### Directions
Write out each line exactly as given. Leave the pictures out of your copy.

### Supplied information
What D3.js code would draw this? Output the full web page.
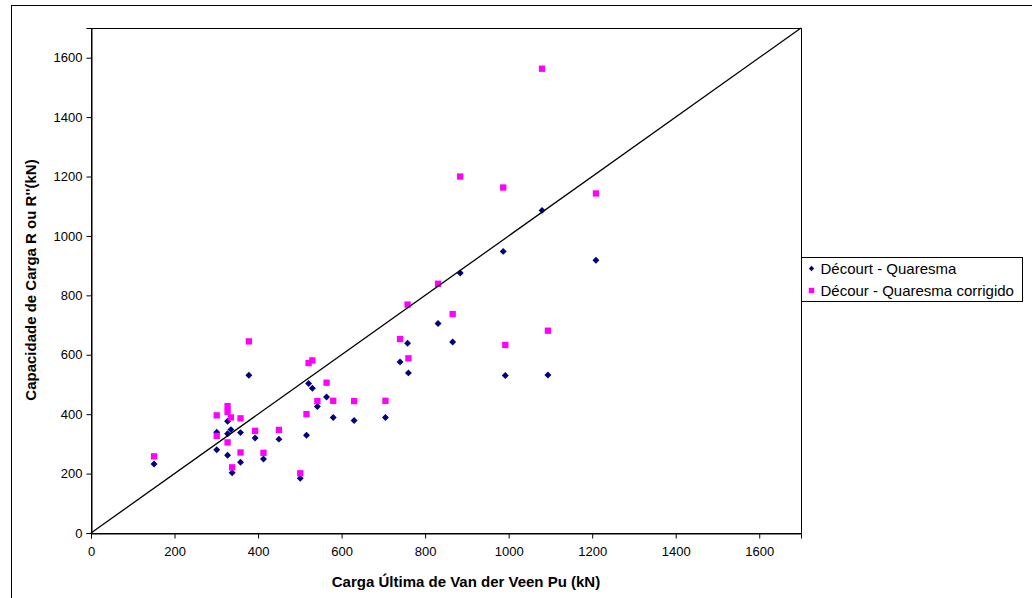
<!DOCTYPE html>
<html>
<head>
<meta charset="utf-8">
<script src="https://cdn.jsdelivr.net/npm/d3@7"></script>
<style>
  body { margin: 0; background: #fff; }
  svg { display: block; font-family: "Liberation Sans", Arial, sans-serif; }
</style>
</head>
<body>
<svg id="chart" width="1032" height="598"></svg>
<script>
// Carga Última de Van der Veen Pu (kN)
var pu = [151, 301, 301, 327, 327, 327, 335, 338, 358, 358, 378, 393, 413, 450, 501, 516,
          521, 530, 542, 564, 580, 630, 705, 740, 758, 760, 831, 866, 884, 987, 992, 1080, 1094, 1209];
// Décourt - Quaresma (R)
var decourt = [232, 339, 280, 376, 334, 262, 348, 203, 338, 238, 531, 320, 249, 316, 184, 329,
               503, 487, 426, 458, 389, 379, 389, 576, 639, 539, 705, 643, 875, 948, 530, 1086, 532, 918];
// Décour - Quaresma corrigido (R'')
var corrigido = [258, 396, 327, 427, 408, 305, 389, 221, 386, 271, 645, 344, 270, 347, 201, 400,
                 572, 581, 444, 506, 445, 444, 445, 653, 769, 588, 839, 737, 1200, 1163, 633, 1563, 681, 1143];
var ticks = [0, 200, 400, 600, 800, 1000, 1200, 1400, 1600];
var seriesNames = ["Décourt - Quaresma", "Décour - Quaresma corrigido"];

var svg = d3.select("#chart");
var pLeft = 91, pRight = 801, pTop = 28, pBottom = 533;

var x = d3.scaleLinear().domain([0, 1700]).range([pLeft, pRight]);
var y = d3.scaleLinear().domain([0, 1700]).range([pBottom, pTop]);

// moldura externa
svg.append("rect")
  .attr("x", 11.5).attr("y", 5.5)
  .attr("width", 1040).attr("height", 600)
  .attr("fill", "none").attr("stroke", "#000").attr("stroke-width", 1);

// area do grafico
svg.append("rect")
  .attr("x", pLeft + 0.5).attr("y", pTop + 0.5)
  .attr("width", pRight - pLeft).attr("height", pBottom - pTop)
  .attr("fill", "#fff").attr("stroke", "#000").attr("stroke-width", 1);

var xAxis = svg.append("g")
  .attr("transform", "translate(0," + (pBottom + 0.5) + ")")
  .call(d3.axisBottom(x).tickValues(ticks).tickSize(5).tickPadding(8).tickFormat(d3.format("d")));
var yAxis = svg.append("g")
  .attr("transform", "translate(" + (pLeft + 0.5) + ",0)")
  .call(d3.axisLeft(y).tickValues(ticks).tickSize(5).tickPadding(4).tickFormat(d3.format("d")));
[xAxis, yAxis].forEach(function(a){
  a.select(".domain").attr("stroke", "#000");
  a.selectAll("line").attr("stroke", "#000");
  a.selectAll("text").attr("font-size", "13px").attr("fill", "#000")
    .attr("font-family", "Liberation Sans, Arial, sans-serif");
});

// pontos
var diamond = d3.symbol().type(d3.symbolSquare).size(24);
var square = d3.symbol().type(d3.symbolSquare).size(40);

svg.append("g").selectAll("path")
  .data(pu.map(function(d, i){ return [d, decourt[i]]; }))
  .enter().append("path")
  .attr("d", diamond)
  .attr("transform", function(d){ return "translate(" + x(d[0]) + "," + y(d[1]) + ") rotate(45)"; })
  .attr("fill", "#000080");

svg.append("g").selectAll("path")
  .data(pu.map(function(d, i){ return [d, corrigido[i]]; }))
  .enter().append("path")
  .attr("d", square)
  .attr("transform", function(d){ return "translate(" + x(d[0]) + "," + y(d[1]) + ")"; })
  .attr("fill", "#ff00ff");

// reta 1:1
svg.append("line")
  .attr("x1", x(0)).attr("y1", y(0))
  .attr("x2", x(1700)).attr("y2", y(1700))
  .attr("stroke", "#000").attr("stroke-width", 1.3);

// titulos
svg.append("text")
  .attr("x", 466).attr("y", 587)
  .attr("text-anchor", "middle")
  .attr("font-size", "15px").attr("font-weight", "bold")
  .text("Carga Última de Van der Veen Pu (kN)");
svg.append("text")
  .attr("transform", "translate(36," + 280 + ") rotate(-90)")
  .attr("text-anchor", "middle")
  .attr("font-size", "15px").attr("font-weight", "bold")
  .text("Capacidade de Carga R ou R''(kN)");

// legenda
var leg = svg.append("g").attr("transform", "translate(801.5,257.5)");
leg.append("rect").attr("width", 221).attr("height", 44)
  .attr("fill", "#fff").attr("stroke", "#000");
var items = leg.selectAll("g.item").data(seriesNames).enter().append("g")
  .attr("transform", function(d, i){ return "translate(10," + (11 + i * 22) + ")"; });
items.append("path")
  .attr("d", function(d, i){ return i === 0 ? d3.symbol().type(d3.symbolSquare).size(14)() : d3.symbol().type(d3.symbolSquare).size(30)(); })
  .attr("transform", function(d, i){ return i === 0 ? "rotate(45)" : ""; })
  .attr("fill", function(d, i){ return i === 0 ? "#000080" : "#ff00ff"; });
items.append("text")
  .attr("x", 9).attr("dy", "0.35em")
  .attr("font-size", "15px")
  .text(function(d){ return d; });
</script>
</body>
</html>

### The result
What D3.js code would draw this? Output the full web page.
<!DOCTYPE html>
<html>
<head>
<meta charset="utf-8">
<script src="https://cdn.jsdelivr.net/npm/d3@7"></script>
<style>
  body { margin: 0; background: #fff; }
  svg { display: block; font-family: "Liberation Sans", Arial, sans-serif; }
</style>
</head>
<body>
<svg id="chart" width="1032" height="598"></svg>
<script>
// Carga Última de Van der Veen Pu (kN)
var pu = [151, 301, 301, 327, 327, 327, 335, 338, 358, 358, 378, 393, 413, 450, 501, 516,
          521, 530, 542, 564, 580, 630, 705, 740, 758, 760, 831, 866, 884, 987, 992, 1080, 1094, 1209];
// Décourt - Quaresma (R)
var decourt = [232, 339, 280, 376, 334, 262, 348, 203, 338, 238, 531, 320, 249, 316, 184, 329,
               503, 487, 426, 458, 389, 379, 389, 576, 639, 539, 705, 643, 875, 948, 530, 1086, 532, 918];
// Décour - Quaresma corrigido (R'')
var corrigido = [258, 396, 327, 427, 408, 305, 389, 221, 386, 271, 645, 344, 270, 347, 201, 400,
                 572, 581, 444, 506, 445, 444, 445, 653, 769, 588, 839, 737, 1200, 1163, 633, 1563, 681, 1143];
var ticks = [0, 200, 400, 600, 800, 1000, 1200, 1400, 1600];
var seriesNames = ["Décourt - Quaresma", "Décour - Quaresma corrigido"];

var svg = d3.select("#chart");
var pLeft = 91, pRight = 801, pTop = 28, pBottom = 533;

var x = d3.scaleLinear().domain([0, 1700]).range([pLeft, pRight]);
var y = d3.scaleLinear().domain([0, 1700]).range([pBottom, pTop]);

// moldura externa
svg.append("rect")
  .attr("x", 11.5).attr("y", 5.5)
  .attr("width", 1040).attr("height", 600)
  .attr("fill", "none").attr("stroke", "#000").attr("stroke-width", 1);

// area do grafico
svg.append("rect")
  .attr("x", pLeft + 0.5).attr("y", pTop + 0.5)
  .attr("width", pRight - pLeft).attr("height", pBottom - pTop)
  .attr("fill", "#fff").attr("stroke", "#000").attr("stroke-width", 1);

var xAxis = svg.append("g")
  .attr("transform", "translate(0," + (pBottom + 0.5) + ")")
  .call(d3.axisBottom(x).tickValues(ticks).tickSize(5).tickPadding(8).tickFormat(d3.format("d")));
var yAxis = svg.append("g")
  .attr("transform", "translate(" + (pLeft + 0.5) + ",0)")
  .call(d3.axisLeft(y).tickValues(ticks).tickSize(5).tickPadding(4).tickFormat(d3.format("d")));
[xAxis, yAxis].forEach(function(a){
  a.select(".domain").attr("stroke", "#000");
  a.selectAll("line").attr("stroke", "#000");
  a.selectAll("text").attr("font-size", "13px").attr("fill", "#000")
    .attr("font-family", "Liberation Sans, Arial, sans-serif");
});

// pontos
var diamond = d3.symbol().type(d3.symbolSquare).size(24);
var square = d3.symbol().type(d3.symbolSquare).size(40);

svg.append("g").selectAll("path")
  .data(pu.map(function(d, i){ return [d, decourt[i]]; }))
  .enter().append("path")
  .attr("d", diamond)
  .attr("transform", function(d){ return "translate(" + x(d[0]) + "," + y(d[1]) + ") rotate(45)"; })
  .attr("fill", "#000080");

svg.append("g").selectAll("path")
  .data(pu.map(function(d, i){ return [d, corrigido[i]]; }))
  .enter().append("path")
  .attr("d", square)
  .attr("transform", function(d){ return "translate(" + x(d[0]) + "," + y(d[1]) + ")"; })
  .attr("fill", "#ff00ff");

// reta 1:1
svg.append("line")
  .attr("x1", x(0)).attr("y1", y(0))
  .attr("x2", x(1700)).attr("y2", y(1700))
  .attr("stroke", "#000").attr("stroke-width", 1.3);

// titulos
svg.append("text")
  .attr("x", 466).attr("y", 587)
  .attr("text-anchor", "middle")
  .attr("font-size", "15px").attr("font-weight", "bold")
  .text("Carga Última de Van der Veen Pu (kN)");
svg.append("text")
  .attr("transform", "translate(36," + 280 + ") rotate(-90)")
  .attr("text-anchor", "middle")
  .attr("font-size", "15px").attr("font-weight", "bold")
  .text("Capacidade de Carga R ou R''(kN)");

// legenda
var leg = svg.append("g").attr("transform", "translate(801.5,257.5)");
leg.append("rect").attr("width", 221).attr("height", 44)
  .attr("fill", "#fff").attr("stroke", "#000");
var items = leg.selectAll("g.item").data(seriesNames).enter().append("g")
  .attr("transform", function(d, i){ return "translate(10," + (11 + i * 22) + ")"; });
items.append("path")
  .attr("d", function(d, i){ return i === 0 ? d3.symbol().type(d3.symbolSquare).size(14)() : d3.symbol().type(d3.symbolSquare).size(30)(); })
  .attr("transform", function(d, i){ return i === 0 ? "rotate(45)" : ""; })
  .attr("fill", function(d, i){ return i === 0 ? "#000080" : "#ff00ff"; });
items.append("text")
  .attr("x", 9).attr("dy", "0.35em")
  .attr("font-size", "15px")
  .text(function(d){ return d; });
</script>
</body>
</html>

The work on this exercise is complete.